À la fin de 2018, des sociétés chinoises ont d’ailleurs incité leurs salariés à ne plus utiliser ni acheter de produits d’Apple. Une entreprise de Shenzhen a même menacé de licencier les employés qui utilisaient un iPhone.

La plupart des Chinois aiment leurs entreprises, envers et contre tous. Plus de la moitié d’entre eux (56 %) évitent d’acheter un produit américain pour soutenir les fabricants locaux, indique un récent sondage de la firme britannique Brunswick. Les deux tiers (68 %) ont aussi une opinion dégradée des sociétés américaines du fait de la guerre commerciale.

Investissement et immobilier en berne

Le nationalisme chinois est aussi manifeste dans d’autres domaines.

Les tensions croissantes entre Pékin et Washington ont ainsi contribué à une chute de près de 90 % des investissements chinois aux États-Unis depuis que Donald Trump occupe la Maison-Blanche.

Les investissements directs étrangers (IDE) de la Chine aux États-Unis sont passés d’un niveau record de 46,5 milliards US, en 2016, à seulement 5,4 milliards US l’an dernier, affirme le Groupe Rhodium dans une étude parue cet été. Et les chiffres préliminaires, de janvier à juillet, ne laissent entrevoir aucune reprise significative.

Les Chinois boudent aussi la « brique et le mortier » en sol américain.

Selon la National Association of Realtors (NAR), un regroupement national de courtiers immobiliers, les achats de maisons aux États-Unis par des Chinois ont reculé de 56 %, à 13,4 milliards US, durant l’année se terminant à la fin de mars 2019.

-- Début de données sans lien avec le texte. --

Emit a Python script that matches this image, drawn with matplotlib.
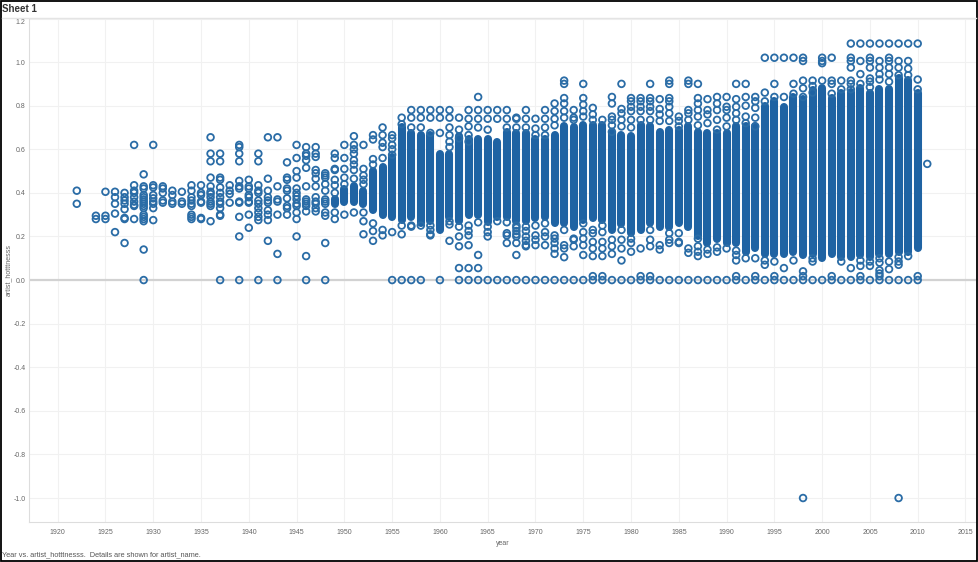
import matplotlib
matplotlib.use('Agg')
import matplotlib.pyplot as plt
import numpy as np
from matplotlib.patches import Rectangle

plt.rcParams['font.family'] = ['Liberation Sans', 'DejaVu Sans']

BLUE = '#2a6ca6'
FILL = '#1f63a3'
GREY = '#666666'

# years where the marks pile up into a solid column, with the column's ends
band_years = list(range(1949, 2011))
band_high = [.37, .42, .43, .41, .50, .52, .565, .70, .675, .665, .665, .58, .58, .66, .645, .645,
             .645, .635, .68, .675, .675, .645, .645, .665, .705, .70, .71, .71, .71, .675, .665,
             .66, .71, .705, .68, .69, .69, .705, .68, .675, .675, .675, .705, .705, .705, .80,
             .82, .795, .84, .83, .87, .88, .835, .86, .865, .88, .86, .875, .875, .925, .92, .86]
band_low = [.35, .36, .36, .35, .32, .30, .29, .275, .29, .26, .27, .23, .29, .27, .30, .30,
            .265, .29, .29, .27, .27, .285, .29, .26, .26, .245, .275, .285, .275, .23, .255,
            .215, .23, .26, .245, .245, .26, .245, .20, .17, .19, .17, .17, .13, .145, .12,
            .12, .12, .13, .115, .12, .10, .12, .105, .105, .115, .105, .12, .12, .13, .13, .145]

# single artists that can be told apart, per year
point_years = list(range(1922, 2012))
point_years = [y for y in point_years if y != 1923]
point_values = [
    [.41, .35],
    [.295, .28],
    [.405, .295, .28],
    [.405, .38, .35, .305, .22],
    [.40, .38, .365, .35, .325, .285, .28, .17],
    [.62, .435, .41, .40, .38, .36, .345, .34, .28],
    [.485, .43, .42, .39, .38, .37, .36, .35, .34, .33, .30, .29, .28, .27, .14],
    [.62, .435, .425, .39, .375, .36, .35, .33, .275],
    [.43, .42, .40, .365, .355],
    [.41, .39, .36, .35],
    [.405, .36, .35],
    [.435, .41, .38, .365, .35, .34, .30, .29, .28],
    [.435, .40, .39, .36, .355, .285, .28],
    [.655, .58, .545, .47, .43, .405, .395, .38, .36, .35, .34, .27],
    [.58, .545, .47, .46, .425, .40, .38, .36, .35, .33, .30, .295],
    [.435, .41, .395, .355],
    [.62, .61, .58, .545, .455, .43, .42, .36, .355, .29, .20],
    [.46, .43, .42, .39, .38, .36, .355, .30, .24],
    [.58, .545, .435, .41, .40, .365, .35, .33, .31, .29, .275],
    [.655, .465, .41, .38, .365, .355, .32, .30, .275, .18],
    [.655, .43, .37, .36, .30, .12],
    [.54, .47, .46, .42, .41, .375, .34, .33, .30],
    [.62, .56, .50, .47, .42, .40, .385, .37, .35, .34, .31, .28, .20],
    [.61, .58, .57, .55, .515, .43, .37, .36, .35, .34, .315, .11],
    [.61, .58, .565, .505, .49, .465, .43, .38, .36, .35, .33, .315],
    [.49, .48, .47, .44, .41, .37, .36, .35, .31, .295, .17],
    [.58, .56, .51, .505, .46, .435, .40, .31, .28],
    [.62, .56, .51, .47, .44, .30],
    [.66, .62, .60, .58, .55, .53, .505, .465, .31],
    [.62, .51, .48, .46, .44, .31, .27, .21],
    [.665, .645, .555, .53, .26, .225, .18],
    [.70, .665, .63, .61, .56, .23, .205],
    [.665, .65, .62, .60, .575, .22],
    [.745, .715, .25, .21],
    [.78, .745, .70, .25, .245],
    [.78, .745, .70, .25],
    [.78, .745, .675, .25, .23, .21, .205],
    [.78, .745, .675],
    [.78, .745, .70, .665, .635, .61, .27, .255, .18],
    [.745, .69, .65, .245, .20, .155, .055],
    [.78, .74, .705, .665, .635, .25, .225, .205, .16, .055],
    [.84, .78, .74, .70, .265, .115, .055],
    [.78, .74, .69, .245, .22, .20],
    [.78, .74, .27],
    [.78, .74, .70, .265, .215, .205, .17],
    [.745, .74, .70, .25, .24, .225, .21, .20, .17, .115],
    [.78, .74, .70, .245, .225, .20, .18, .16, .155],
    [.74, .695, .665, .25, .205, .185, .16],
    [.78, .74, .70, .665, .26, .22, .20, .16],
    [.81, .775, .74, .71, .205, .19, .17, .145, .12],
    [.915, .90, .835, .81, .775, .745, .23, .16, .145, .105],
    [.78, .745, .735, .19, .185, .155],
    [.90, .835, .805, .775, .75, .26, .22, .19, .16, .115],
    [.79, .76, .735, .23, .215, .175, .145, .11],
    [.735, .25, .22, .175, .145, .11],
    [.84, .81, .75, .735, .71, .68, .185, .155, .12],
    [.90, .785, .765, .735, .705, .23, .185, .145, .09],
    [.835, .82, .795, .775, .735, .70, .19, .17, .13],
    [.835, .82, .795, .775, .735, .145],
    [.90, .835, .82, .795, .775, .735, .23, .185, .155],
    [.83, .785, .76, .73, .16, .14],
    [.915, .90, .835, .82, .795, .765, .73, .215, .185, .17],
    [.75, .73, .705, .215, .175, .17],
    [.915, .90, .78, .765, .735, .145, .125],
    [.90, .835, .81, .78, .75, .71, .19, .155, .13, .11],
    [.83, .78, .76, .72, .14, .12],
    [.84, .81, .78, .735, .69, .15, .13],
    [.84, .795, .78, .745, .705, .145],
    [.90, .83, .795, .765, .735, .135, .115, .09],
    [.90, .84, .80, .75, .72, .10],
    [.84, .82, .79, .745, .705, .10],
    [1.02, .86, .82, .09, .07],
    [1.02, .90, .84, .085],
    [1.02, .84, .055],
    [1.02, .90, .855, .09],
    [1.02, 1.005, .915, .88, .84, .04],
    [.915, .89, .86, .10, .085],
    [1.02, 1.005, .995, .915],
    [1.02, .915, .90, .855],
    [.915, .875, .085],
    [1.085, 1.02, 1.005, .975, .915, .90, .875, .055],
    [1.085, 1.005, .945, .90, .09, .065],
    [1.085, 1.02, 1.005, .975, .925, .91, .885, .085, .065],
    [1.085, 1.005, .975, .945, .92, .10, .08, .045, .03],
    [1.085, 1.02, 1.005, .975, .945, .91, .085, .05],
    [1.085, 1.005, .975, .94, .105, .085, .07],
    [1.085, 1.005, .97, .94, .11],
    [1.085, .92, .875],
    [.533],
]

# artists with a hotttnesss of exactly 0, a few just above it, and the -1 outliers
zero_years = [1929, 1937, 1939, 1941, 1943, 1946, 1948, 1955, 1956, 1957, 1958, 1960] + list(range(1962, 2011))
near_zero_years = [1976, 1977, 1981, 1982, 1991, 1993, 1995, 1998, 2001, 2004, 2006, 2010]
near_zero_value = 0.018
negative_years = [1998, 2008]
negative_values = [-1.0, -1.0]

x_ticks = list(range(1920, 2016, 5))
y_ticks = [-1.0, -0.8, -0.6, -0.4, -0.2, 0.0, 0.2, 0.4, 0.6, 0.8, 1.0, 1.2]

fig = plt.figure(figsize=(9.79, 5.62), dpi=100)
ax = fig.add_axes([29 / 979, 1 - 522 / 562, (976 - 29) / 979, (522 - 18.5) / 562])

ax.set_xlim(1917, 2016.1)
ax.set_ylim(-1.11, 1.2)
ax.set_xticks(x_ticks)
ax.set_yticks(y_ticks)
ax.set_yticklabels(['%.1f' % v for v in y_ticks])
ax.get_yticklabels()[-1].set_va('top')
ax.grid(True, color='#f1f1f1', linewidth=0.8)
ax.set_axisbelow(True)
ax.tick_params(length=0, labelsize=5, labelcolor=GREY)
ax.tick_params(axis='x', pad=5)
ax.tick_params(axis='y', pad=2.5)
for name in ['top', 'right']:
    ax.spines[name].set_visible(False)
for name in ['left', 'bottom']:
    ax.spines[name].set_color('#dddddd')
    ax.spines[name].set_linewidth(0.8)
ax.axhline(0, color='#d2d2d2', linewidth=1.6, zorder=1)

ax.vlines(band_years, band_low, band_high, color=FILL, linewidth=5.8, capstyle='round', zorder=3)

xs = [y for y, vals in zip(point_years, point_values) for v in vals]
ys = [v for vals in point_values for v in vals]
marker = dict(marker='o', s=23, facecolors='none', edgecolors=BLUE, linewidths=1.3, zorder=4)
ax.scatter(xs, ys, **marker)
ax.scatter(zero_years, np.zeros(len(zero_years)), **marker)
ax.scatter(near_zero_years, [near_zero_value] * len(near_zero_years), **marker)
ax.scatter(negative_years, negative_values, **marker)

ax.set_xlabel('year', fontsize=5, color=GREY, labelpad=3)
ax.set_ylabel('artist_hotttnesss', fontsize=5, color=GREY, labelpad=1)

fig.text(2.5 / 979, 1 - 9.5 / 562, 'Sheet 1', fontsize=7, fontweight='bold', color='#333333', va='center')
fig.text(2.5 / 979, 1 - 555 / 562, 'Year vs. artist_hotttnesss.  Details are shown for artist_name.',
         fontsize=5.3, color='#555555', va='center')

# header rule and the window frame around the sheet
fig.add_artist(plt.Line2D([2 / 979, 976 / 979], [1 - 18 / 562] * 2, color='#e4e4e4', linewidth=1))
fig.add_artist(Rectangle((1 / 979, 1 / 562), 976.5 / 979, 560 / 562, fill=False,
                         edgecolor='black', linewidth=1.3))

fig.savefig('out.png', dpi=100)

Pourtant, il y a deux ou trois ans, nombre d’études et de reportages avaient fait d’état de l’engouement des Chinois pour les belles demeures de la Floride et de la Californie.

L’économie ralentit

Il faut dire, cependant, que Donald Trump n’est pas l’unique responsable de ces phénomènes.

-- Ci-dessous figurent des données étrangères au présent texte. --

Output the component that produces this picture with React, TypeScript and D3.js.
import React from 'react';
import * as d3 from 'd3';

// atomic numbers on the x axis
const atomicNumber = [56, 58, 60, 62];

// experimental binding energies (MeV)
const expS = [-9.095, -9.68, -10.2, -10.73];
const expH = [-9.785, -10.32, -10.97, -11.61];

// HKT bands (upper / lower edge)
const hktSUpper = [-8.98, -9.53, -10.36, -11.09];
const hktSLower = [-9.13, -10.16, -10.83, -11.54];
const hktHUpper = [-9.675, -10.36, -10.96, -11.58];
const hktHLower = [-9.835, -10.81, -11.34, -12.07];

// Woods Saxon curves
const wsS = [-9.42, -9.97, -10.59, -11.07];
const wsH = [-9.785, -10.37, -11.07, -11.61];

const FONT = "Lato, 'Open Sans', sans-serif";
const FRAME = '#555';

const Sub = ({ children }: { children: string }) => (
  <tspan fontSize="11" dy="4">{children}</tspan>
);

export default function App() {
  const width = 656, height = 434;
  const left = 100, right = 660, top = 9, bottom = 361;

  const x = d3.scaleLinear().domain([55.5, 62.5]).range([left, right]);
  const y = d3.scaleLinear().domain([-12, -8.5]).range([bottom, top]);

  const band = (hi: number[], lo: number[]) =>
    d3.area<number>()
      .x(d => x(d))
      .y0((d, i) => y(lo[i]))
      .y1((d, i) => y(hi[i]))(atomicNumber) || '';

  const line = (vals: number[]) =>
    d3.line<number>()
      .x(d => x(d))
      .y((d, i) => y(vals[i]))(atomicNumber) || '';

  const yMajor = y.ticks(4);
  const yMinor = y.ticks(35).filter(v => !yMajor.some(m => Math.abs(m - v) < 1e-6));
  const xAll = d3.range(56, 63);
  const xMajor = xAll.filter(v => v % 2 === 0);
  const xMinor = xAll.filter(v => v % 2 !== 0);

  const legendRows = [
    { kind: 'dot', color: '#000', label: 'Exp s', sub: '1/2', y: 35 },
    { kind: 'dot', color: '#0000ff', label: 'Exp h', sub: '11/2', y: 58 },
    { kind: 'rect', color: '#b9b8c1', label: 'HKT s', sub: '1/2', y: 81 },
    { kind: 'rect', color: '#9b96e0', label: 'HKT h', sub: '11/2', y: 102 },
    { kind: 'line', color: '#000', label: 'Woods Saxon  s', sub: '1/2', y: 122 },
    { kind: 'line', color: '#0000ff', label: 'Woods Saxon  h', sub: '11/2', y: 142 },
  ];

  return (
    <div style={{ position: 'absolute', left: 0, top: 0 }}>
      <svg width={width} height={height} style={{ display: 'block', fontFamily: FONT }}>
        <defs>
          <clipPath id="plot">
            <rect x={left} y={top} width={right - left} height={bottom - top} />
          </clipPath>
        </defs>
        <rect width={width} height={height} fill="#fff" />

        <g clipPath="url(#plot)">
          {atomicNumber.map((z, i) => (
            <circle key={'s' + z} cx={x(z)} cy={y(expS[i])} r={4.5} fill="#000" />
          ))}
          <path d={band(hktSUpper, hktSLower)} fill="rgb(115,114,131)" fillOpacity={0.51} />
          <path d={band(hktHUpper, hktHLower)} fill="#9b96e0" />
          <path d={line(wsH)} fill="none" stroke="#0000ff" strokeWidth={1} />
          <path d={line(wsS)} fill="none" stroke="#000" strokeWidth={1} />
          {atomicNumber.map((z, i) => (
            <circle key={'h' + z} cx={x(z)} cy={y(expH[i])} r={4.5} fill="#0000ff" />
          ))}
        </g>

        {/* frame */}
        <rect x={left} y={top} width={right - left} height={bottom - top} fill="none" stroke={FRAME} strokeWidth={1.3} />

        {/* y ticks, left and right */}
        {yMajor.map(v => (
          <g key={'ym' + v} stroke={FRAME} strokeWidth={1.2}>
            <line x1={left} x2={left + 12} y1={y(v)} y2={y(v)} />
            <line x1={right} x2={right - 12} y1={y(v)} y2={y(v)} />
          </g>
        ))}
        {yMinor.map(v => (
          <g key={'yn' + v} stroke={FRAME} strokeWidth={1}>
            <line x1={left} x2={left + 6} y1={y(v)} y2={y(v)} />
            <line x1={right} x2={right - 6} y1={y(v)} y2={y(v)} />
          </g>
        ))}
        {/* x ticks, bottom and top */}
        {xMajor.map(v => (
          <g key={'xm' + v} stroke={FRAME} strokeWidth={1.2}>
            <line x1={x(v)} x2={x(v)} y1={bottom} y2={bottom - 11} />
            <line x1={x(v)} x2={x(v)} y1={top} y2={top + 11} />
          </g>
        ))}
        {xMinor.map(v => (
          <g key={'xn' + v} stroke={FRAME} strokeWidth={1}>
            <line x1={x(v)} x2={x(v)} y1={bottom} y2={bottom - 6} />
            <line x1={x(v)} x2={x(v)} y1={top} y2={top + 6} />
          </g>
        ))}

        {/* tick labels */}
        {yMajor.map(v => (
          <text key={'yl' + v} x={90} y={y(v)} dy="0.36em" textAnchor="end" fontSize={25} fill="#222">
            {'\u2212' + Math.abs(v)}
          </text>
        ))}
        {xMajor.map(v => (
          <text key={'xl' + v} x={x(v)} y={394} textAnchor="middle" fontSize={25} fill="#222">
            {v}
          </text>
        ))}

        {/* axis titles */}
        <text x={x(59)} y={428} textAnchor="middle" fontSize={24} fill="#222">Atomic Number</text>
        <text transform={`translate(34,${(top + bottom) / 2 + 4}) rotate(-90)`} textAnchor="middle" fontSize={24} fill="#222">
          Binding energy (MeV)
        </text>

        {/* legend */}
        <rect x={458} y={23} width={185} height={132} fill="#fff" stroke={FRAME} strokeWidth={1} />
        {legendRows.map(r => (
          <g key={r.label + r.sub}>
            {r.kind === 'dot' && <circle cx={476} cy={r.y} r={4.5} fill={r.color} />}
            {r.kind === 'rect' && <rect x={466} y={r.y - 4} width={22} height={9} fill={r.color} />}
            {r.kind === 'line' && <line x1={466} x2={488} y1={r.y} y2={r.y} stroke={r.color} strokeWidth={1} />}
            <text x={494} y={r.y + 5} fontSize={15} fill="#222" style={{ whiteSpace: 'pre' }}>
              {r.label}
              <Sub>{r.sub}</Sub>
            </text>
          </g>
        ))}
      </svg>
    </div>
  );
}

Pékin a imposé des restrictions, ces dernières années, sur l’achat de sociétés étrangères et sur les sorties d’argent par des particuliers pour colmater une fuite de capitaux inquiétante.

De leur côté, les autorités américaines ont bloqué des tentatives d’acquisition par des groupes chinois, sous prétexte d’une menace à la sécurité nationale.

Plusieurs choses, en somme, nourrissent la méfiance des Chinois ces temps-ci.

Il reste que, dans l’immobilier, la NAR parle d’« une perte de confiance » des riches Chinois envers le marché américain.

Même le tourisme a perdu son erre d’aller.

Quelque 2,9 millions de Chinois ont visité les États-Unis l’an dernier, a récemment révélé l’office américain du tourisme. Cela marque une baisse de 300 000 visiteurs en un an – un premier repli en 15 ans.

Des consommateurs craintifs

Si le nationalisme économique semble une bonne nouvelle pour le gouvernement, il est aussi un signe que les consommateurs chinois sont affaiblis et craintifs face à une économie en perte de vitesse.

L’économie chinoise a nettement ralenti, avec une croissance de 6,2 % au deuxième trimestre, un creux de 27 ans. Aussi, les Chinois ont perdu leur belle fougue dans les magasins, indiquent des rapports économiques.

En citant un sondage de la banque centrale réalisé dans 31 provinces, l’Asia Times note d’ailleurs que quatre Chinois sur cinq (79 %) privilégient désormais l’épargne, pour la retraite et l’éducation, ce qui laisse croire qu’ils réduiront leurs dépenses dans l’avenir.

Diverses études montrent aussi que les Chinois ont pris goût au crédit ces dernières années, ce qui a fait exploser le taux de défaillance sur les cartes de crédit. Leur marge de manœuvre financière est donc réduite.

Voilà une mauvaise nouvelle pour le gouvernement, qui tente d’orchestrer une transformation de l’économie en s’éloignant des secteurs traditionnels, comme la fabrication, pour favoriser les industries de pointe et la consommation intérieure.

La fidélité de ses citoyens envers China inc. est certes encourageante pour Pékin dans la guerre commerciale contre Washington. Mais la réalité économique finira par rattraper les consommateurs.